A sustained move below the 200 day moving average at  1.3475  suggests further losses to 1.3420, while the 100 day moving average at 1.3520 may limit gains.  

For today, USDCAD support is at 1.3460 and 1.3410. Resistance is at 1.3505 and 1.3530. Today’s range is 1.3440-1.3520.

Chart: USDCAD 4 hour

Source: Daily FX

G-10 FX

It’s the middle of March when a young traders’ fancy turns to Spring Break. The evidence is indisputable. How else can moribund FX markets be explained?

Analysts are speculating that the upcoming “non-event” FOMC meeting may not be that “non.” That’s because of speculation that the new Summary of Projections will reveal members only expect two rate cuts in 2024. Today’s US data may reignite the debate if it suggests prices are falling and employment pressures are easing. US PPI data (forecast 1.1% y/y vs. January 0.9%, Core-PPI forecast 1.9% y/y vs. 2.0%), Retail Sales forecast (0.8% vs. -0.8% in January), and initial Jobless claims (forecast 218,000) are on tap.

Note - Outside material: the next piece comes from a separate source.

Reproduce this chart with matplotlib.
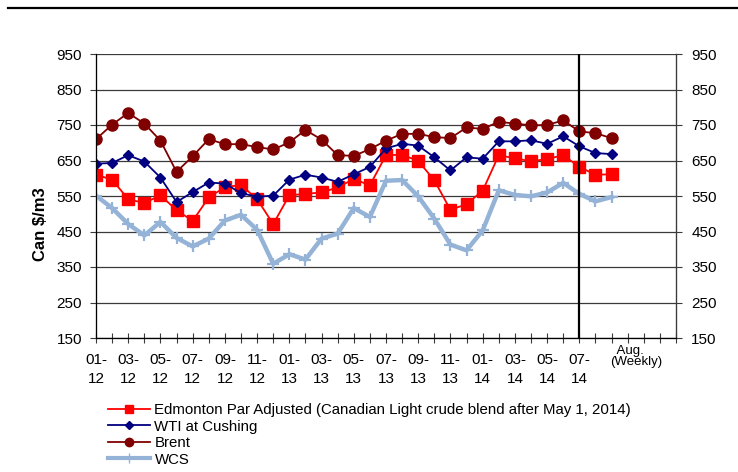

EURUSD traded narrowly in a 1.0932-1.0955 range. Prices were weighed down by dovish comments by ECB Governing Council Member Yannis Stournaras. He said, “We need to start cutting rates soon so that our monetary policy does not become too restrictive. It is appropriate to do two rate cuts before the summer break, and four moves throughout the year seem reasonable. Insofar, I concur with the markets’ expectations.”

GBPUSD is a tad firmer, trading in a 1.2787-1.2823 range. Prices may be getting a bit of support from a report by Pantheon Macroeconomics that says UK Q1 growth will be 0.3% q/q as the UK recovery from recession gains steam.

USDJPY shuffled in a 147.53-147.96 range with prices underpinned by elevated Treasury yields. The US 10-year Treasury yield climbed to 4.204% today, from 4.131% yesterday.

AUDUSD traded quietly in a 0.6610-32 band with traders content to await US Retail Sales and PPI data.

USDMXN traded in a 16.6604-16.7105 range with prices tracking broad US dollar sentiment. Expectations that Banxico would cut rates at next Thursday’s monetary policy meeting rose further, yesterday after Deputy Governor Omar Mejia’s comments. He said, “We must be careful not to adopt an excessively restrictive monetary stance, which is why I believe it is pertinent to also make adjustments in this sense.”

FX high, low, open (as of 6:00 am ET)


China Snapshot

PBoC fix: 7.0974 vs (prev. 7.0930}.

Shanghai Shenzhen CSI 300 fell 0.028­%  to 3562.22.

Chart: USDCNY and USDCNH daily

China is unhappy that the US House voted to ban Tik Tok due to the belief the App is a Chinese spy tool.